Stated goal:
In the material below, find each line holding the string "this" and copy it.

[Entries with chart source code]
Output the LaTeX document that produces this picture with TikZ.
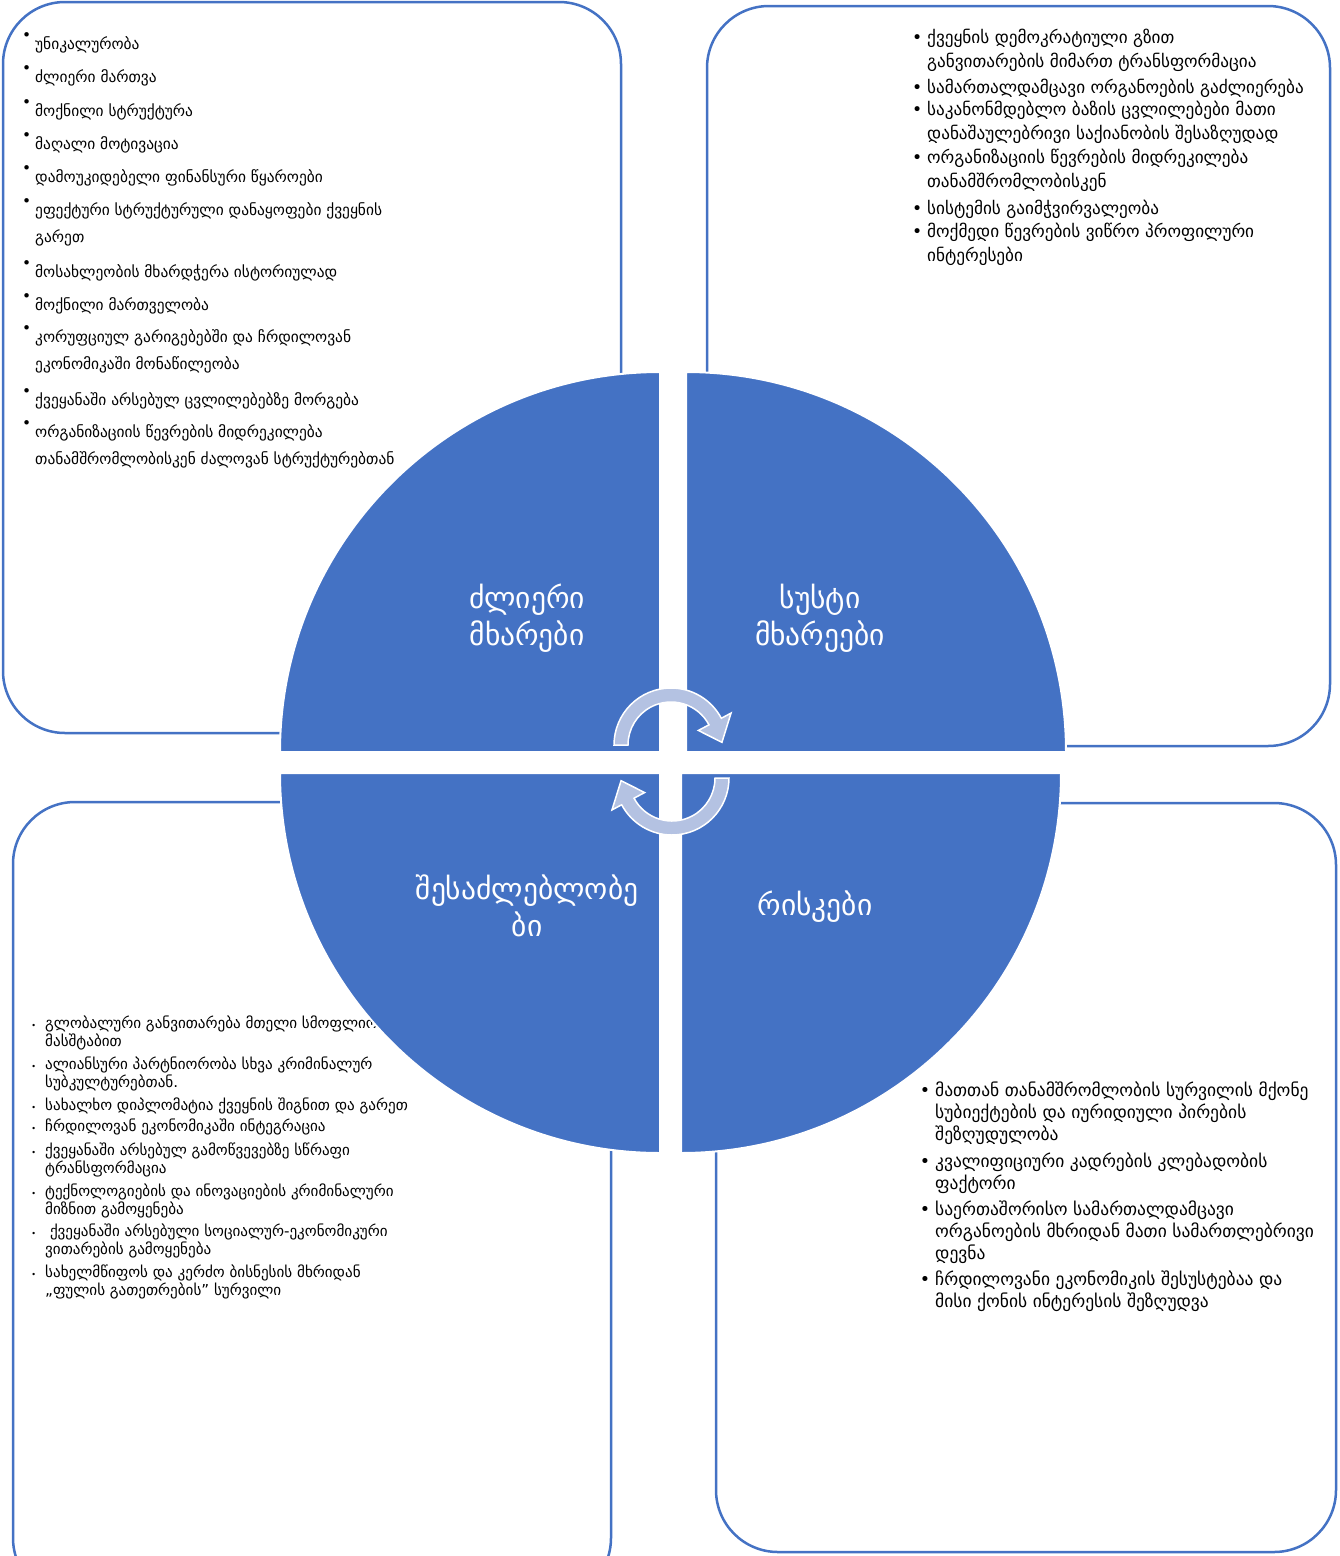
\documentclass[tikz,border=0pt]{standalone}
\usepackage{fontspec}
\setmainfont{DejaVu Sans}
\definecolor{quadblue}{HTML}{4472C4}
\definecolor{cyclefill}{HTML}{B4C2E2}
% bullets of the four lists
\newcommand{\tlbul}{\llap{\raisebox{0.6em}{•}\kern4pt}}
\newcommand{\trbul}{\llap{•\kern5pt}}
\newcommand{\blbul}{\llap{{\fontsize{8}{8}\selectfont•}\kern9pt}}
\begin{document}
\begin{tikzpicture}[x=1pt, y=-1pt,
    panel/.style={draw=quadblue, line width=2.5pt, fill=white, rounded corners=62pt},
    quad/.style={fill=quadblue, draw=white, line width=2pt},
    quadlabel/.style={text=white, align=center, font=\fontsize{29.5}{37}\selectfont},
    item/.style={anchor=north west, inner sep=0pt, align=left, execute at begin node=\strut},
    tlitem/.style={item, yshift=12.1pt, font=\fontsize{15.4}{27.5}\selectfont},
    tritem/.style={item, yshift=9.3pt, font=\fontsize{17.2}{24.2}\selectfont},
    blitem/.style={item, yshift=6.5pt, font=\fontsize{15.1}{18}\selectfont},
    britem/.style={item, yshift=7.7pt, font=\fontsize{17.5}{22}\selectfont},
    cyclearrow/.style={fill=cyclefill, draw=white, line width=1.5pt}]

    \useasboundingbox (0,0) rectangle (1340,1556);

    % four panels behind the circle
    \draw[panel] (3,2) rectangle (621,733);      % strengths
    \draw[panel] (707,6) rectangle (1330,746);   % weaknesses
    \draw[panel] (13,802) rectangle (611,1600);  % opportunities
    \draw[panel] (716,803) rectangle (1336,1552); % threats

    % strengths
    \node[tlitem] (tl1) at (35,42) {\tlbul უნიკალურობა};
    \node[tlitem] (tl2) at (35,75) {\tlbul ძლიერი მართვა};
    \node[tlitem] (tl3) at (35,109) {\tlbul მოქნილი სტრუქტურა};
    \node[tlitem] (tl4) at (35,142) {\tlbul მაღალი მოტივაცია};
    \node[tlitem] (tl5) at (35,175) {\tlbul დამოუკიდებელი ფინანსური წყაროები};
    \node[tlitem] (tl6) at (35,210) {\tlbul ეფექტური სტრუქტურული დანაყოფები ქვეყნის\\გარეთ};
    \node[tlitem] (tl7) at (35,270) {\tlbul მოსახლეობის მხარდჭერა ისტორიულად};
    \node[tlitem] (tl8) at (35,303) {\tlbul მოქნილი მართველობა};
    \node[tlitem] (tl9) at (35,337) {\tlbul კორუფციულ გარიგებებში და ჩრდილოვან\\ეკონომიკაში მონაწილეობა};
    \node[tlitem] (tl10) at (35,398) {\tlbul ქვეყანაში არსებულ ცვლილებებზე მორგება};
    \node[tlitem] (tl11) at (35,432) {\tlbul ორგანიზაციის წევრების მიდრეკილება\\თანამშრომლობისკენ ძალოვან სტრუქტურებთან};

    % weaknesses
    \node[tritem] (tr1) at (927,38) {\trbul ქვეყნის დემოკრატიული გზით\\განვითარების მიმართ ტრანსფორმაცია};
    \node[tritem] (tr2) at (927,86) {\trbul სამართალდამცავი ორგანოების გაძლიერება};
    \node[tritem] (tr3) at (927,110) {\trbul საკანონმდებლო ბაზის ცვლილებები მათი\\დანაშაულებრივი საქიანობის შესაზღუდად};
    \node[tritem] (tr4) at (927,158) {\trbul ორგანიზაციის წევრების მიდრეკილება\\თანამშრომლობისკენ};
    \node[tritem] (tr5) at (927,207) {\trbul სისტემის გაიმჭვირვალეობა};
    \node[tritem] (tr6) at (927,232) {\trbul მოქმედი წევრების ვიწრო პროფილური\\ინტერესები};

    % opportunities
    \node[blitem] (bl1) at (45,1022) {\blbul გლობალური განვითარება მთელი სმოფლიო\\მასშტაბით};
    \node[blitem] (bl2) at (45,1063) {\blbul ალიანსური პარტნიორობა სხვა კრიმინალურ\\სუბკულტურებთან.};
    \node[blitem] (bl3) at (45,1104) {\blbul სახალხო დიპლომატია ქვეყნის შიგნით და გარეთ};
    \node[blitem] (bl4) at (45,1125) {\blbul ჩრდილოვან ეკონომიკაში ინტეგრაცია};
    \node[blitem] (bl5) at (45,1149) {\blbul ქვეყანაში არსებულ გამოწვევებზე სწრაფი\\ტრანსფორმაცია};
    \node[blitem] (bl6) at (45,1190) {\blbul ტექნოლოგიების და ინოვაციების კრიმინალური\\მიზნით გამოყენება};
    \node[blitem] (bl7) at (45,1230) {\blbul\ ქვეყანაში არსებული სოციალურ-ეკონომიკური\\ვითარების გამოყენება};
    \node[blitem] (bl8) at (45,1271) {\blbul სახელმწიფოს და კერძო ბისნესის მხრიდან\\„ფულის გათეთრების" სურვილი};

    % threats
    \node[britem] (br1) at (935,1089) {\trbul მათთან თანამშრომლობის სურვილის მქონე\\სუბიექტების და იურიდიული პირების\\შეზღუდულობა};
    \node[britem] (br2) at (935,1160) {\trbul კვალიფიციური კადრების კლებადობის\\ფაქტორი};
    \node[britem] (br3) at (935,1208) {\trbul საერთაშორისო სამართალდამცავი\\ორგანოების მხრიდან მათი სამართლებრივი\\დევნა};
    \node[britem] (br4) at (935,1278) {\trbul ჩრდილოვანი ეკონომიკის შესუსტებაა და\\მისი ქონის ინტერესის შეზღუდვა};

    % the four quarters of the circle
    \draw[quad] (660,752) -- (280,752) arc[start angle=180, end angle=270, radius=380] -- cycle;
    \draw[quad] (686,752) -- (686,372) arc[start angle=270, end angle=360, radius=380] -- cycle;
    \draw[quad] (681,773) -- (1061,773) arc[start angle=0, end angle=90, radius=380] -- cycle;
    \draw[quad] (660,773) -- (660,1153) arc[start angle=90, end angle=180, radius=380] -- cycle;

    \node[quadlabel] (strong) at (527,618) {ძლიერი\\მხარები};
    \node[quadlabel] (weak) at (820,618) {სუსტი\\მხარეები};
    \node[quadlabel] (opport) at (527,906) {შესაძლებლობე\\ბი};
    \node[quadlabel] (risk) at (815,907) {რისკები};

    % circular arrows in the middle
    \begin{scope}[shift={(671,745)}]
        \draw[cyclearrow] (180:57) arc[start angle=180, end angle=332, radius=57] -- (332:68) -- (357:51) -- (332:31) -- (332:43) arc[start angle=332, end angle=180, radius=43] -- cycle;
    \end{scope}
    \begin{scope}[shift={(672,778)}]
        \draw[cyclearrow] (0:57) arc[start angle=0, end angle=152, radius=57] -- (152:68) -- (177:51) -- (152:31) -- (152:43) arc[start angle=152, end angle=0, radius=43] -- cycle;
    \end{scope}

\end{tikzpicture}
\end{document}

* * *

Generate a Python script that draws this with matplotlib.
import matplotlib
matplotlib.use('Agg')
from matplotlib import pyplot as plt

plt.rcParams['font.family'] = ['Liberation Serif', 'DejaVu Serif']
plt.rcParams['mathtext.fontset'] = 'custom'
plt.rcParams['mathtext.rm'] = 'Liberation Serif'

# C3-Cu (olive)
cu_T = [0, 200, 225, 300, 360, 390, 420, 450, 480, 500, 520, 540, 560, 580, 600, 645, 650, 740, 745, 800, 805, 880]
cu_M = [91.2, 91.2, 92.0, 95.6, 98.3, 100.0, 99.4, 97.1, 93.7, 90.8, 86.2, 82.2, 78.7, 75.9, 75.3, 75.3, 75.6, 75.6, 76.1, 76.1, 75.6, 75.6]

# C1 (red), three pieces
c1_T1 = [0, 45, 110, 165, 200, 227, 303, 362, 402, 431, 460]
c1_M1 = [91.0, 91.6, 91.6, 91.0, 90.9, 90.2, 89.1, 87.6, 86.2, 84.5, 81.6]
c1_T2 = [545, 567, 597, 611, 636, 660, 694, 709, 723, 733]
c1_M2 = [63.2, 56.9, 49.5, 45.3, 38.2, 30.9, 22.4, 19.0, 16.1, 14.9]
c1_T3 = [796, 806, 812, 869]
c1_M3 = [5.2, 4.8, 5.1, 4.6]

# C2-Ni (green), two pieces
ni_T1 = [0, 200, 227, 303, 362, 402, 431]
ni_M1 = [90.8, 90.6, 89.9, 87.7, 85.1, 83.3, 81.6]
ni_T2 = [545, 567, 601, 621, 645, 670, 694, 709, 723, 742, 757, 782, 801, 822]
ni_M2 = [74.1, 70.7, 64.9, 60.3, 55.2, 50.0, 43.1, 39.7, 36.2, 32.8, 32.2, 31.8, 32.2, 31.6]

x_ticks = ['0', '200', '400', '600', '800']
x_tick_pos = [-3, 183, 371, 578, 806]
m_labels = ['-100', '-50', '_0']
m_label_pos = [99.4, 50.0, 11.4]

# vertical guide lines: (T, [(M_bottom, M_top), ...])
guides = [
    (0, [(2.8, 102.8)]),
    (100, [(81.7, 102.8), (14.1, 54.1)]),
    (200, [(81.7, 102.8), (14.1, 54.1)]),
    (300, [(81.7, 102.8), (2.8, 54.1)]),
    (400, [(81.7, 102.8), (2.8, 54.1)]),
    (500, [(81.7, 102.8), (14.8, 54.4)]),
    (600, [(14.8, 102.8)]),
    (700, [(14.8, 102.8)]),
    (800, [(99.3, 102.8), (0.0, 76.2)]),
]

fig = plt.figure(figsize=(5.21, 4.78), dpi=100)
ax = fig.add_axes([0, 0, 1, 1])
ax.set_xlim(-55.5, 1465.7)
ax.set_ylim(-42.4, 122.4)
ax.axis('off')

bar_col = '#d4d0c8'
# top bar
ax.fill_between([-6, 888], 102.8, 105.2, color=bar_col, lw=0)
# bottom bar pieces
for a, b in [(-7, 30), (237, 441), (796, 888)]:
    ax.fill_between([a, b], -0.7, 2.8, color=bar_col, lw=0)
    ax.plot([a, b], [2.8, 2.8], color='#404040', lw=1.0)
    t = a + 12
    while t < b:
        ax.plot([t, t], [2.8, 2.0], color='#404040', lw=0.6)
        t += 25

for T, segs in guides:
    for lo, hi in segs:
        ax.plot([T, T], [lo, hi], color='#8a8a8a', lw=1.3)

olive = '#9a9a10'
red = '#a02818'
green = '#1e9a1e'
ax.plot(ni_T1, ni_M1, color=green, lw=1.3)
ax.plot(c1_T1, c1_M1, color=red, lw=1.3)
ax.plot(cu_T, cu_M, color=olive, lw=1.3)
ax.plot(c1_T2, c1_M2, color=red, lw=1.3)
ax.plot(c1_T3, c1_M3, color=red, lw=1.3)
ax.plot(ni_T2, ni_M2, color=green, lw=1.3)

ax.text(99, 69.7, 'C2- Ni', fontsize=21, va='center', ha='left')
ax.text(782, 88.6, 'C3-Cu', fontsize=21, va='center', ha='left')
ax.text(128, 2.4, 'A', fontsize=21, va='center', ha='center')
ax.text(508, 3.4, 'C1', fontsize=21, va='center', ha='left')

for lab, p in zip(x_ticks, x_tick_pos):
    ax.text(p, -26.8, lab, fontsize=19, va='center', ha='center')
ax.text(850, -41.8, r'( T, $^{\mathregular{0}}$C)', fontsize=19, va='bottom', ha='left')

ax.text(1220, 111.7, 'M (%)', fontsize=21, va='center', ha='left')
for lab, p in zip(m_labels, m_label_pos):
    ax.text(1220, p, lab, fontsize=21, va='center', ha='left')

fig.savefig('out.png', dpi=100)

Exercise result:
Output the LaTeX document that produces this picture with TikZ.
Generate a Python script that draws this with matplotlib.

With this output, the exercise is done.